Ledger: When the chips are down, these, uh, these civilized people, they'll eat each other.
'NC': (cut to NC imitating Bale) DON'T question me about ethical dilemmas! I read 'Psychology for Dummies' too! (normal voice, film scenes) It's like if the characters of Greek mythology actually talked about and analyzed their problems all the time; it's not the same. It's not their place to talk about it; that's the job of the viewer. The '89 Batman movie talked little, but said a lot. The dilemmas are still there, they're just not analyzed to death.
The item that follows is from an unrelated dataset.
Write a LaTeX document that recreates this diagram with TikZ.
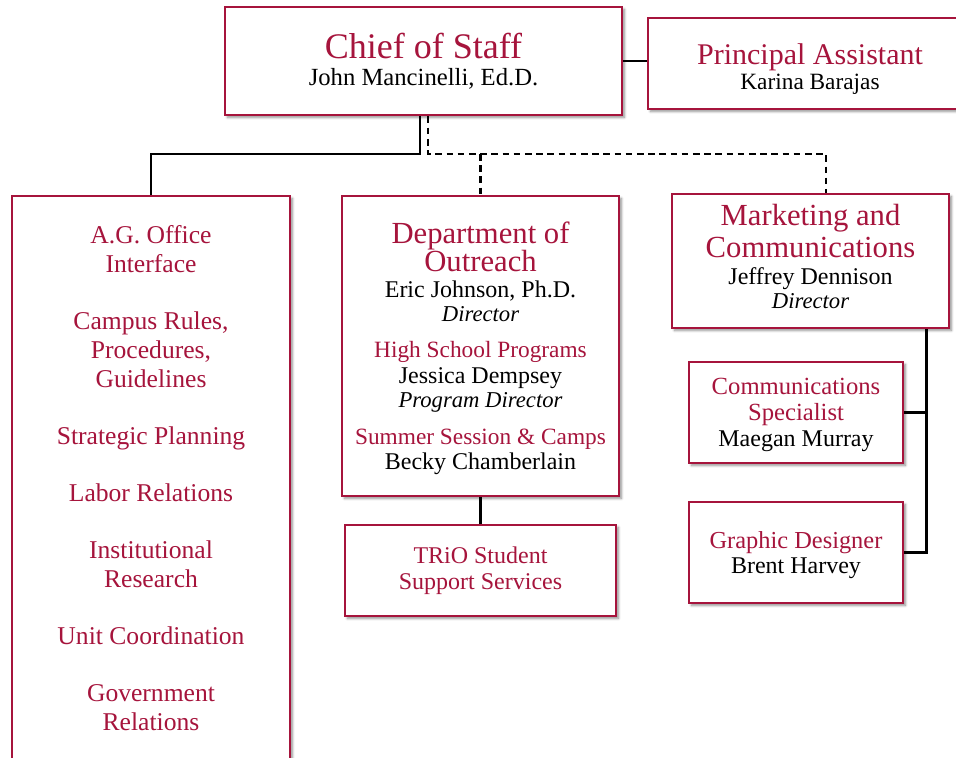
\documentclass[tikz,border=0pt]{standalone}
\usepackage{fontspec}
\setmainfont{Liberation Serif}
\usetikzlibrary{positioning,shadows.blur}
\definecolor{crimson}{HTML}{A6143C}
\newcommand{\tightlines}{\lineskiplimit-100pt\relax}

\begin{document}
\begin{tikzpicture}[x=0.75pt,y=-0.75pt,
  box/.style={draw=crimson,line width=2.2pt,fill=white,align=center,inner sep=0pt,
    blur shadow={shadow xshift=1.8pt,shadow yshift=-1.8pt,shadow blur steps=6,
    shadow opacity=45},font=\fontsize{18}{18.75}\selectfont\tightlines},
  link/.style={draw=black,line width=1.9pt},
  dlink/.style={link,dash pattern=on 5pt off 3.4pt}]
\newcommand{\hd}[2]{{\fontsize{#1}{#1}\selectfont\color{crimson}#2}}
\newcommand{\rl}[1]{{\fontsize{17}{17}\selectfont\itshape #1}}
\useasboundingbox (0,0) rectangle (956,757);

\node[box,minimum width=297.75pt,minimum height=81pt] (chief) at (423.5,61)
  {\hd{27}{Chief of Staff}\\[1.5pt]{\fontsize{18.5}{20}\selectfont John Mancinelli, Ed.D.}};
\node[box,minimum width=243pt,minimum height=68.25pt,text depth=0pt] (pa) at (810,63.5)
  {\hd{22.5}{\rule{0pt}{20pt}Principal Assistant}\\{\fontsize{17.5}{18}\selectfont Karina Barajas}};

\node[box,minimum width=208.5pt,minimum height=423pt,text=crimson,
      font=\fontsize{19.2}{21.75}\selectfont\tightlines] (ag) at (151,478)
  {A.G. Office\\Interface\\[21pt]Campus Rules,\\Procedures,\\Guidelines\\[21pt]
   Strategic Planning\\[21pt]Labor Relations\\[21pt]Institutional\\Research\\[21pt]
   Unit Coordination\\[21pt]Government\\Relations};
\node[box,minimum width=207.75pt,minimum height=225pt,text depth=0pt] (dout) at (480.5,346)
  {\hd{23}{Department of}\\[2.5pt]\hd{23}{Outreach}\\[0.75pt]Eric Johnson, Ph.D.\\[-0.75pt]
   \rl{Director}\\[8.25pt]\hd{17.5}{High School Programs}\\[0.75pt]Jessica Dempsey\\[-0.75pt]
   \rl{Program Director}\\[9pt]\hd{17.5}{Summer Session \& Camps}\\Becky Chamberlain};
\node[box,minimum width=207.75pt,minimum height=100.5pt,text depth=7.5pt] (mkt) at (810.5,261)
  {\hd{23}{Marketing and}\\[5.25pt]\hd{23}{Communications}\\[1.5pt]Jeffrey Dennison\\[-0.75pt]
   \rl{Director}};
\node[box,minimum width=203.25pt,minimum height=68.25pt] (trio) at (480.5,570.5)
  {\hd{18}{TRiO Student}\\[0.75pt]\hd{18}{Support Services}};
\node[box,minimum width=160.5pt,minimum height=75.75pt,text depth=0pt] (comm) at (796,412.5)
  {\hd{18.5}{Communications}\\[0.75pt]\hd{18.5}{Specialist}\\[0.75pt]Maegan Murray};
\node[box,minimum width=160.5pt,minimum height=75.75pt,text depth=0pt] (gd) at (796,552.5)
  {\hd{18.3}{Graphic Designer}\\Brent Harvey};

% connectors
\coordinate (bus) at (0,154);
\coordinate (spine) at ([xshift=87pt]mkt.south);
\draw[link] (chief.east) -- (chief.east -| pa.west);
\draw[link] ([xshift=-2.6pt]chief.south) -- ([xshift=-2.6pt]chief.south |- bus) -| (ag.north);
\draw[dlink] ([xshift=3.4pt]chief.south) -- ([xshift=3.4pt]chief.south |- bus)
  -| ([xshift=11.6pt]mkt.north);
\draw[dlink] (dout.north |- bus) -- (dout.north);
\draw[link] (dout.south) -- (trio.north);
\draw[link] (spine) |- (gd.east);
\draw[link] (comm.east) -- (comm.east -| spine);
\end{tikzpicture}
\end{document}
And don't get me wrong, I love the talks of The Dark Knight. But they seem like conversations that movie critics would have, not the actual characters. (cut to NC) Like I said before, the plot is kind of like the big deciding point here. So, which one do I like better? (scenes from both films) Well, as much as I love The Dark Knight, I have to say that Batman is the one that's [more gone bad??]. It just seems like a more classic story, more subtle and more epic. I love the themes of The Dark Knight and how adult they make the protagonist, but it just seems more like a character study than it does an actual three-act movie. (back to Nostalgia Critic) So even though I love both films and I'll probably get a lot of hate mail for this, I have to say that Batman is the superior film.
Round 5 'Winner - Batman
NC: So the old wins in this situation. Does that mean I don't like The Dark Knight? Not at all, I just like Batman a little more. And, uh, my [only] hope is that Christian Bale doesn't take what I said about him too seriously. (cellphone rings) Excuse me. (answers) Hello?
("Bale" on the phone yelling at the NC with clips from his YouTube rant video)
NC: (whilst trying to sweet talk "Bale") I'm the Nostalgia Critic. I remember it so you don't have to.